Aim of the task
The lines below are to be quoted exactly, from the first through the one that contains "EDGES = np.arange(100, 503, BIN_WIDTH)".

_ _ _ _ _ _ _

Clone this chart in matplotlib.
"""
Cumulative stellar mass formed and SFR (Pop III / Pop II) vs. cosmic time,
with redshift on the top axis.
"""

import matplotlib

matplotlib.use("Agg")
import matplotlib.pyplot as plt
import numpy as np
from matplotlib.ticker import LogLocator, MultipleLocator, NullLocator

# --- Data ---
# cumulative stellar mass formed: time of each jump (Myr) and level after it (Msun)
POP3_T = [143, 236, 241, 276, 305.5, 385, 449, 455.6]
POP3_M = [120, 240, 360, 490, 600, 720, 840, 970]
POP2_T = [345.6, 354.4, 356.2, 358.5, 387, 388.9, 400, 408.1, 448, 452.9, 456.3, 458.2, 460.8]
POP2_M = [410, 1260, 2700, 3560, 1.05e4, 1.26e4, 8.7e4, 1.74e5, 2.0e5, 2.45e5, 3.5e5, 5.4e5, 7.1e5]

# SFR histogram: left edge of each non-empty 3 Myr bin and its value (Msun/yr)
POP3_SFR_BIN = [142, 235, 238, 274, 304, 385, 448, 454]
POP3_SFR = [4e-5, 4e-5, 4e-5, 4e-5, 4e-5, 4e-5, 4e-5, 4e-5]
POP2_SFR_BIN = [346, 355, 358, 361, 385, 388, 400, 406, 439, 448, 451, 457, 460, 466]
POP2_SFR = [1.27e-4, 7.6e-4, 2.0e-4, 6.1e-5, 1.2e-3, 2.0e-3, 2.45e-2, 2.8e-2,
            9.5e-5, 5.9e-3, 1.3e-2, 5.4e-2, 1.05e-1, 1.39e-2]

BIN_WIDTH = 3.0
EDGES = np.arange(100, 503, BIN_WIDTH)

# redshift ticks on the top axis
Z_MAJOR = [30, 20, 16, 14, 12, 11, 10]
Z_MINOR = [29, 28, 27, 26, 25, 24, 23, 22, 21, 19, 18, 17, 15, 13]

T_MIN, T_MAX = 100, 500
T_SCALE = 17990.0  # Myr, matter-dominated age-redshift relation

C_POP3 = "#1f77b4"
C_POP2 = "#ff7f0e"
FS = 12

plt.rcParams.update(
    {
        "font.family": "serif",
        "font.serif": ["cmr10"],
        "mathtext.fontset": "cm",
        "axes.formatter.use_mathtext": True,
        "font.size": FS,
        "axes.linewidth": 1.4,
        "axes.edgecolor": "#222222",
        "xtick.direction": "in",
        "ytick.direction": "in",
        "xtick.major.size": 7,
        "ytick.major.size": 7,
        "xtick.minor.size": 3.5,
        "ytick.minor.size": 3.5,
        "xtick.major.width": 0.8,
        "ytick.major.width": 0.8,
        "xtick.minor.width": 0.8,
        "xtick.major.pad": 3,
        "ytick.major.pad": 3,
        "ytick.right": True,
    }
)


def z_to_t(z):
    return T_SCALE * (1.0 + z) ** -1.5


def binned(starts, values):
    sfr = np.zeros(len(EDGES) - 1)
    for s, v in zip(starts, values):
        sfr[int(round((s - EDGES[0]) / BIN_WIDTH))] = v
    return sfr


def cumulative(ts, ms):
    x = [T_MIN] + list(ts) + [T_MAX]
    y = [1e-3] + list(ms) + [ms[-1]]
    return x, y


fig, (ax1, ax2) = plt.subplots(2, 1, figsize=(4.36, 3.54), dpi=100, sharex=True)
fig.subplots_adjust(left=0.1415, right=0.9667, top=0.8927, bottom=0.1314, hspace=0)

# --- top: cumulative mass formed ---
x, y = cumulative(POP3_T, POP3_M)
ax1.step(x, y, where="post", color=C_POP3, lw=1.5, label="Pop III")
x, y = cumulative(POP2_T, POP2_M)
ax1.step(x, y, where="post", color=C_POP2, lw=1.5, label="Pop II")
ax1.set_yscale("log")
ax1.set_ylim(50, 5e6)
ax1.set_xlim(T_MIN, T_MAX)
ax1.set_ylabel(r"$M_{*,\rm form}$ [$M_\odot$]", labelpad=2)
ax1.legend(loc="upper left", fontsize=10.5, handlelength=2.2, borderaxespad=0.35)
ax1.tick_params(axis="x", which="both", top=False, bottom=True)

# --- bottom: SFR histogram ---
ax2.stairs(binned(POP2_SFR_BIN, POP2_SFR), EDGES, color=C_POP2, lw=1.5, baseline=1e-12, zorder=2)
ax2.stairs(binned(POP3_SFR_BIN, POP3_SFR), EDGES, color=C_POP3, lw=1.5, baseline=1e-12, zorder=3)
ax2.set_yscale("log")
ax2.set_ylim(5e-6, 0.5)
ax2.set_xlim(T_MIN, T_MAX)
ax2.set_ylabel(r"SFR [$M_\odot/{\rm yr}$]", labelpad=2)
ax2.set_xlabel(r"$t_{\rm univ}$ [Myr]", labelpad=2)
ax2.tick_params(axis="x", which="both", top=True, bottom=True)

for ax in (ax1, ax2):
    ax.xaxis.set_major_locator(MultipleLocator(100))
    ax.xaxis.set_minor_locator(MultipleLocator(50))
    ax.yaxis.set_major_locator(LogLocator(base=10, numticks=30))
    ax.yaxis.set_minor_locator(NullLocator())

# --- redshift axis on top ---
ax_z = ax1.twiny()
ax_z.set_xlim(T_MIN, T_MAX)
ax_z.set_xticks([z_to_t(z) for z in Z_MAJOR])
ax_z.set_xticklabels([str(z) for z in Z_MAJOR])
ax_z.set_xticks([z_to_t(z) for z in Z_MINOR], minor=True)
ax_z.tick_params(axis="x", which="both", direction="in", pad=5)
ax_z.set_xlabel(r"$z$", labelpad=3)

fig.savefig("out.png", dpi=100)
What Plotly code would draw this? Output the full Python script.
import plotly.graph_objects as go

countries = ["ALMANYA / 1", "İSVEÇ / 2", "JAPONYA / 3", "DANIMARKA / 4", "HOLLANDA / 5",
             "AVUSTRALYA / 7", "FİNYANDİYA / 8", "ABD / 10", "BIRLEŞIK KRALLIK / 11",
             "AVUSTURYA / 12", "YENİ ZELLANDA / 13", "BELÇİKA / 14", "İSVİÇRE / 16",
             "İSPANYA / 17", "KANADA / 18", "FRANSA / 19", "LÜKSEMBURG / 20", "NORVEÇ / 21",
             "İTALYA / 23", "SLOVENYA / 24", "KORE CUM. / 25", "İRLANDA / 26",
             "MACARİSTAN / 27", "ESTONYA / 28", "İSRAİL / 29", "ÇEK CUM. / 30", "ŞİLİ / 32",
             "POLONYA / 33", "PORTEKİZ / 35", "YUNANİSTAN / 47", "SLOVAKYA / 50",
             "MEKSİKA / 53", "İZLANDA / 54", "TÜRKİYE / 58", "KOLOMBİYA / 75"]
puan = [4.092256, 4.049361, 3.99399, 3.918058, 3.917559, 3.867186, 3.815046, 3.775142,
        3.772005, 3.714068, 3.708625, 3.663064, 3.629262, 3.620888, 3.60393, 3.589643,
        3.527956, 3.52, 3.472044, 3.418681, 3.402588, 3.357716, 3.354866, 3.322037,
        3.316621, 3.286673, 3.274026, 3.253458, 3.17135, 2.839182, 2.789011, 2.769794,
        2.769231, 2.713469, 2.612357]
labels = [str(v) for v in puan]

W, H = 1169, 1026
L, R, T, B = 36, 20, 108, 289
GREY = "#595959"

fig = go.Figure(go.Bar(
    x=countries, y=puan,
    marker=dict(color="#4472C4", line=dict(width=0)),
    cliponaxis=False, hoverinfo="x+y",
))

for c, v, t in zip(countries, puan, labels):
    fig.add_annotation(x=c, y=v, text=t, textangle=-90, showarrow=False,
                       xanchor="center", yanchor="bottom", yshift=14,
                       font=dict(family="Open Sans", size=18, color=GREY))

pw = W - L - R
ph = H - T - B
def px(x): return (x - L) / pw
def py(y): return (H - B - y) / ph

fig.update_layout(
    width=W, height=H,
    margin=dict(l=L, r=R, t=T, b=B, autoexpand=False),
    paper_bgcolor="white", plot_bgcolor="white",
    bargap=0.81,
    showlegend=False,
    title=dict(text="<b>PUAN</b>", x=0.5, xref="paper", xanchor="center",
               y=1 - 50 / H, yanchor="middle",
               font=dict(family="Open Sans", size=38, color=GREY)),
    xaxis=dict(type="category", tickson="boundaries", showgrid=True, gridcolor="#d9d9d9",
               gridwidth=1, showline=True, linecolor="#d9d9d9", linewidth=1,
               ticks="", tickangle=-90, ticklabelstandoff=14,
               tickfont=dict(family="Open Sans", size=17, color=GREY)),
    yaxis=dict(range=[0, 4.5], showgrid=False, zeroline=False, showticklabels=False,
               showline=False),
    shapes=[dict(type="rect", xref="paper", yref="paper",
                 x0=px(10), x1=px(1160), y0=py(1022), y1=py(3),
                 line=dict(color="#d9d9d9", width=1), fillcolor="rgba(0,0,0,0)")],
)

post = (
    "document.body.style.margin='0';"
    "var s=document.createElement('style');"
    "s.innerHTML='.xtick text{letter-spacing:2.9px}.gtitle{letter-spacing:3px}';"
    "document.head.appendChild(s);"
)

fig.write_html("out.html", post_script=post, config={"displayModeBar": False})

_ _ _ _ _ _ _

Result of the exercise
Clone this chart in matplotlib.
"""
Cumulative stellar mass formed and SFR (Pop III / Pop II) vs. cosmic time,
with redshift on the top axis.
"""

import matplotlib

matplotlib.use("Agg")
import matplotlib.pyplot as plt
import numpy as np
from matplotlib.ticker import LogLocator, MultipleLocator, NullLocator

# --- Data ---
# cumulative stellar mass formed: time of each jump (Myr) and level after it (Msun)
POP3_T = [143, 236, 241, 276, 305.5, 385, 449, 455.6]
POP3_M = [120, 240, 360, 490, 600, 720, 840, 970]
POP2_T = [345.6, 354.4, 356.2, 358.5, 387, 388.9, 400, 408.1, 448, 452.9, 456.3, 458.2, 460.8]
POP2_M = [410, 1260, 2700, 3560, 1.05e4, 1.26e4, 8.7e4, 1.74e5, 2.0e5, 2.45e5, 3.5e5, 5.4e5, 7.1e5]

# SFR histogram: left edge of each non-empty 3 Myr bin and its value (Msun/yr)
POP3_SFR_BIN = [142, 235, 238, 274, 304, 385, 448, 454]
POP3_SFR = [4e-5, 4e-5, 4e-5, 4e-5, 4e-5, 4e-5, 4e-5, 4e-5]
POP2_SFR_BIN = [346, 355, 358, 361, 385, 388, 400, 406, 439, 448, 451, 457, 460, 466]
POP2_SFR = [1.27e-4, 7.6e-4, 2.0e-4, 6.1e-5, 1.2e-3, 2.0e-3, 2.45e-2, 2.8e-2,
            9.5e-5, 5.9e-3, 1.3e-2, 5.4e-2, 1.05e-1, 1.39e-2]

BIN_WIDTH = 3.0
EDGES = np.arange(100, 503, BIN_WIDTH)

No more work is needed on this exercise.